Fitness isn’t discretionary anymore. It’s protected spend.
Americans plan to spend ~$60 billion on health and fitness in 2026, according to new data from the Health & Fitness Association. That breaks down to roughly $61 per month per person — money that’s being set aside intentionally, not impulsively.
This isn’t resolution optimism.
It’s budgeting behavior.
Fitness has moved from aspiration to allocation.
In other words: when money gets tight, the gym stays.

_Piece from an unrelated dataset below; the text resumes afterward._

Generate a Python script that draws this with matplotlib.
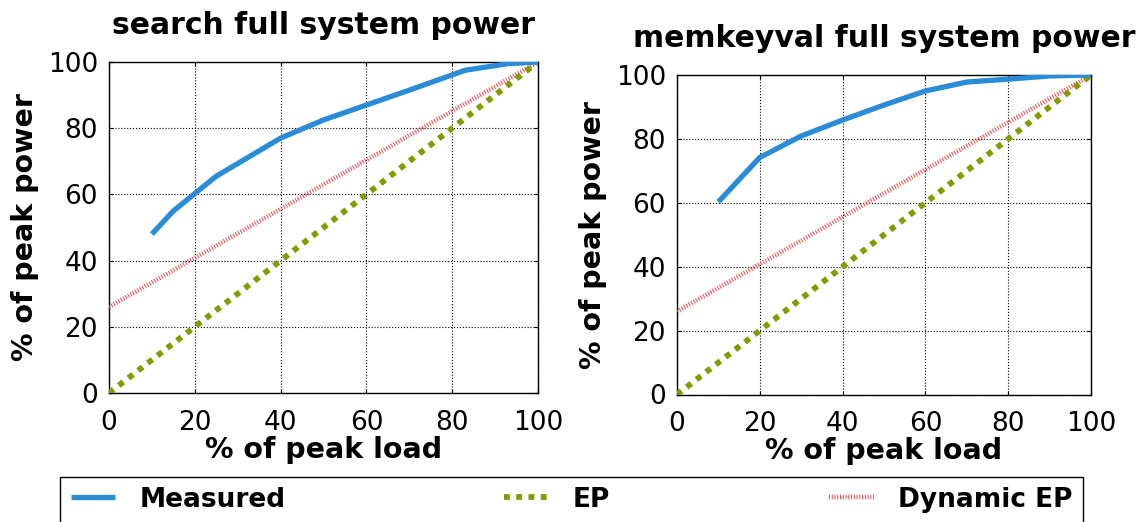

The goals themselves are shifting.
Consumers aren’t chasing extremes — they’re investing in longevity:
Low-impact. Functional. Sustainable.
Fitness as infrastructure for life.
Despite at-home options, 86% say gyms, studios, and health clubs are critical to achieving results.
Why?
Because consistency still requires space, coaching, and community.
From budget gyms to boutique Pilates and “everything gyms,” physical locations remain behavior-change engines — not relics.
Fitness is no longer a “nice to have.”
It’s being treated like rent, groceries, and insurance — a nonnegotiable line item tied to healthspan, not aesthetics. Brands and operators built for consistency, community, and long-term engagement will win the next cycle.
Fitness isn’t booming because people are motivated.
It’s booming because people are committed.